O filme Orelha (1970) de Karel Kachyna é mais uma das críticas ao Partido Comunista em vigência na época na Checoslováquia. Uma daquelas obras que ficaram trancafiadas pelo período ditatorial. Na trama, um casal volta de uma das festas do Partido e percebe mudanças em sua residência. A moradia aberta como se um deles tivesse esquecido de chaveá-la, a luz elétrica desconectada, a trama aprisionante à luz de velas.
A narrativa é centrada nessa morada deles e a paranoia que os consome é a de que o Partido os está vigiando. O medo da separação, o medo de ser preso, a ideia de apontar culpados: quem os denunciou? Como obtiveram essas respostas? Estão espalhando escutas pelo apartamento? Tudo isso permeia o caso desse par que já estava com suas dificuldades conjugais, com acusações de traição no matrimônio, o que pode acentuar as dúvidas em relação a quem traiu quem e como.
O grande ponto observado por mim enquanto outsider da realidade comunista no Leste Europeu daquelas décadas é a ideia de que o Partido cometia traições internas e poderia ruir dessa forma. Veja bem, obviamente o regime tinha seus rivais, havia organizações externas a ele, tentando derrubá-lo. Havia também essa paranoia na administração política, que identificava inimigos fantasmas, inexistentes, caçava cidadãos comuns que os amendrontava. Além disso, a Europa convivia novamente com muitos espiões. Pessoas que atravessavam fronteiras para coletar informações relevantes que poderiam revelar pontos fracos dos sistemas. Do Leste para o Oeste e vice-versa.
A ideia de que membros do Partido estariam seguros nos burocráticos processos é superada. O funcionário do filme se vê em um plano de sabotagem. Ele pode ser preso, ele pode ser excluído do sistema. Ele pode ser morto. Ele pode se separar de sua amada para sempre. Ela com o mesmo sentimento. Ambos com um feeling perguntando-se onde erraram, o que vazou, o que o Partido poderia ter ouvido através das escutas? O que um poderia ter traído o outro até aquele ponto crucial, até aquela noite decisiva?
Veja bem que as traições internas em um Partido podem ocorrer pela hierarquia dos cargos. Funcionários 'invejosos' de encargos menores aspirando a vagas mais próximas do topo, em busca de prestígio, vantagens, salários, fama, banquetes: poder. A traição pode partir de um colega de departamento. A traição pode partir por uma felpa transformada em tapete. Para ser puxado o seu tapete. A traição pode ser uma prova imputada contra a sua pessoa. Pode ser justa ou injusta. E essa situação toda estaria restrita à Praga? À Checoslováquia? Ao Leste Europeu? Aos Partidos Comunistas? Ou ela poderia acontecer com qualquer um de nós dentro do regime capitalista, meio século depois? Dentro de nossas empresas? De nossas funções mais funções menos burocráticas?

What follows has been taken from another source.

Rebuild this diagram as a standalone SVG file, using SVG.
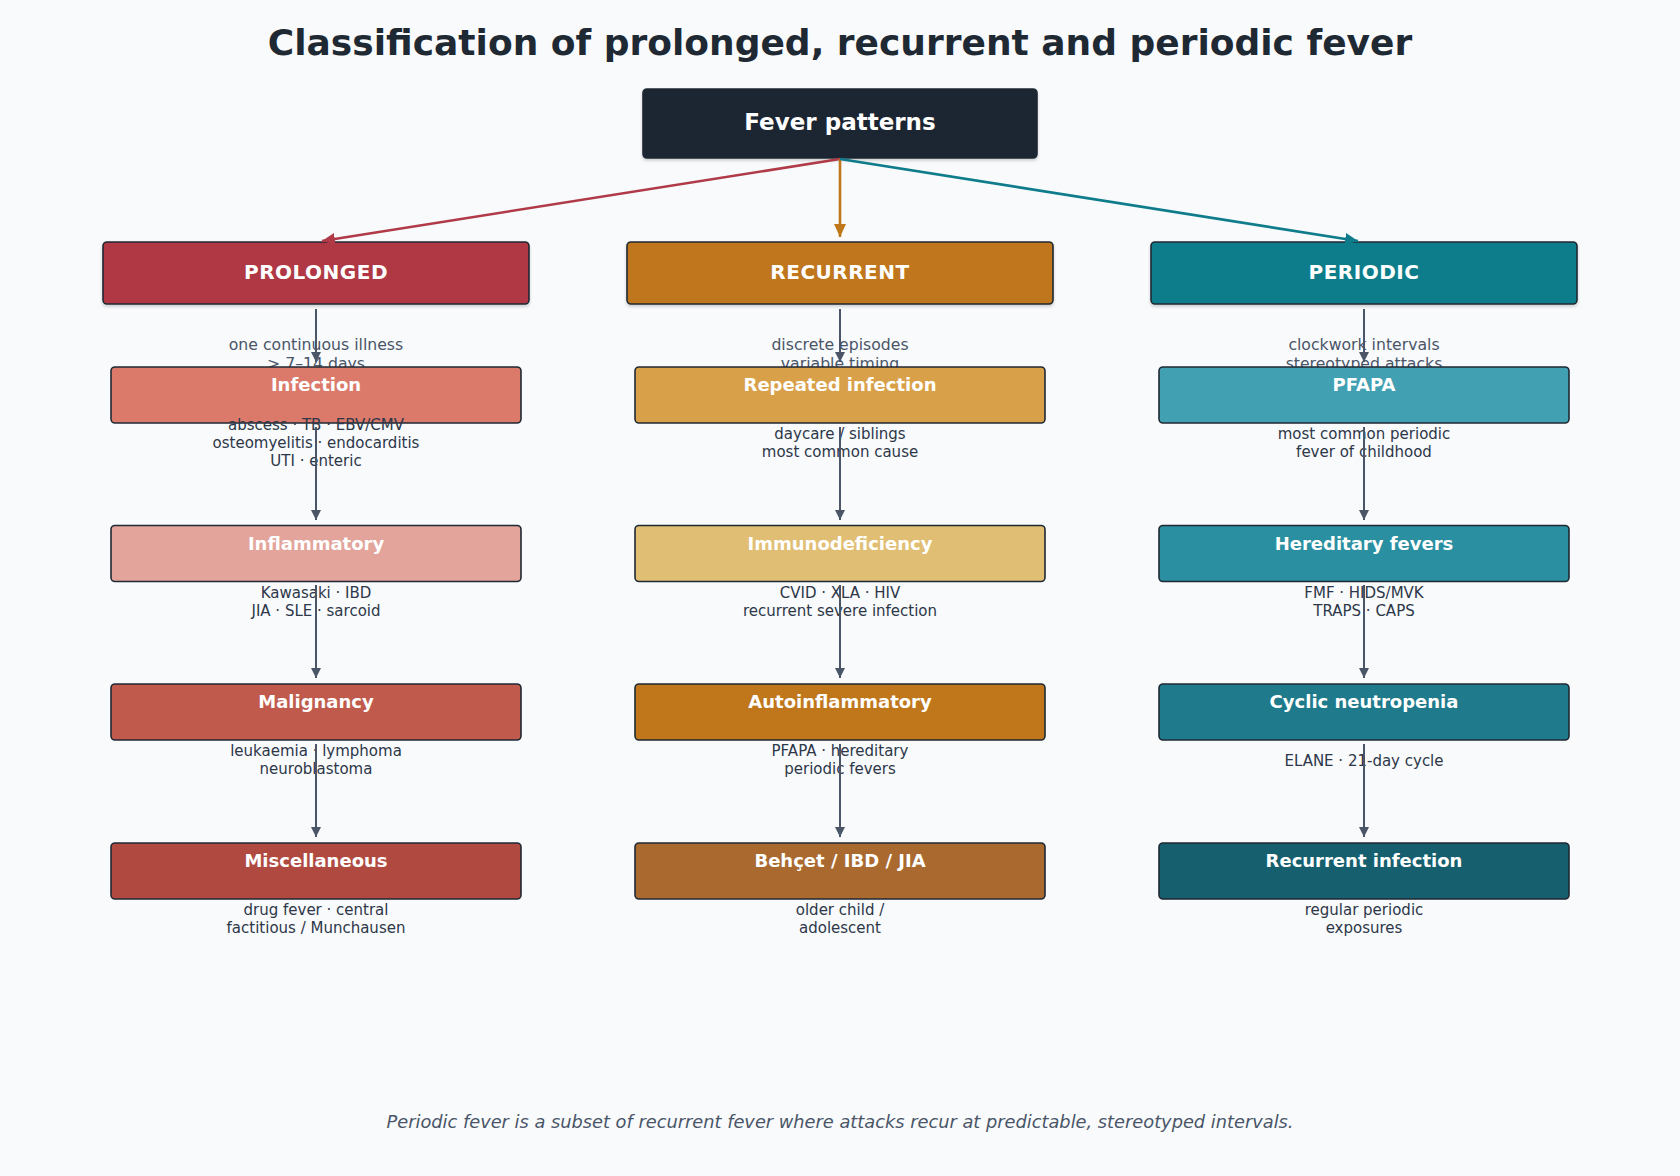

Em tempos de redes sociais online, de onde pode partir A Orelha que tanto amendrontou, alvoroçou os personagens claustrofóbicos deste filme de Karel Kachyna? Seria a crítica uma mera propaganda contra o Partido Comunista no Leste Europeu ou um profetização dos novos tempos em que convivemos entre os muros de proteção e as exibições exageradas para estranhos e desconhecidos nas redes? Onde aperta o calo, onde aperta a Orelha de cada um? Onde estarão escondidas? Quem terá escondido? Com qual intuito? Com qual finalidade? Tudo isso é uma pulga que permanece a coçar mais de 50 anos depois, desde essa obra-prima de Karel. Ela parece inofensiva, parece distante, parece somente um filme arrastado, mas quantas dúvidas, quantas reflexões, quantas respostas inalcançáveis a cada fim de noite. A cada telefone: quem estará do outro lado da linha?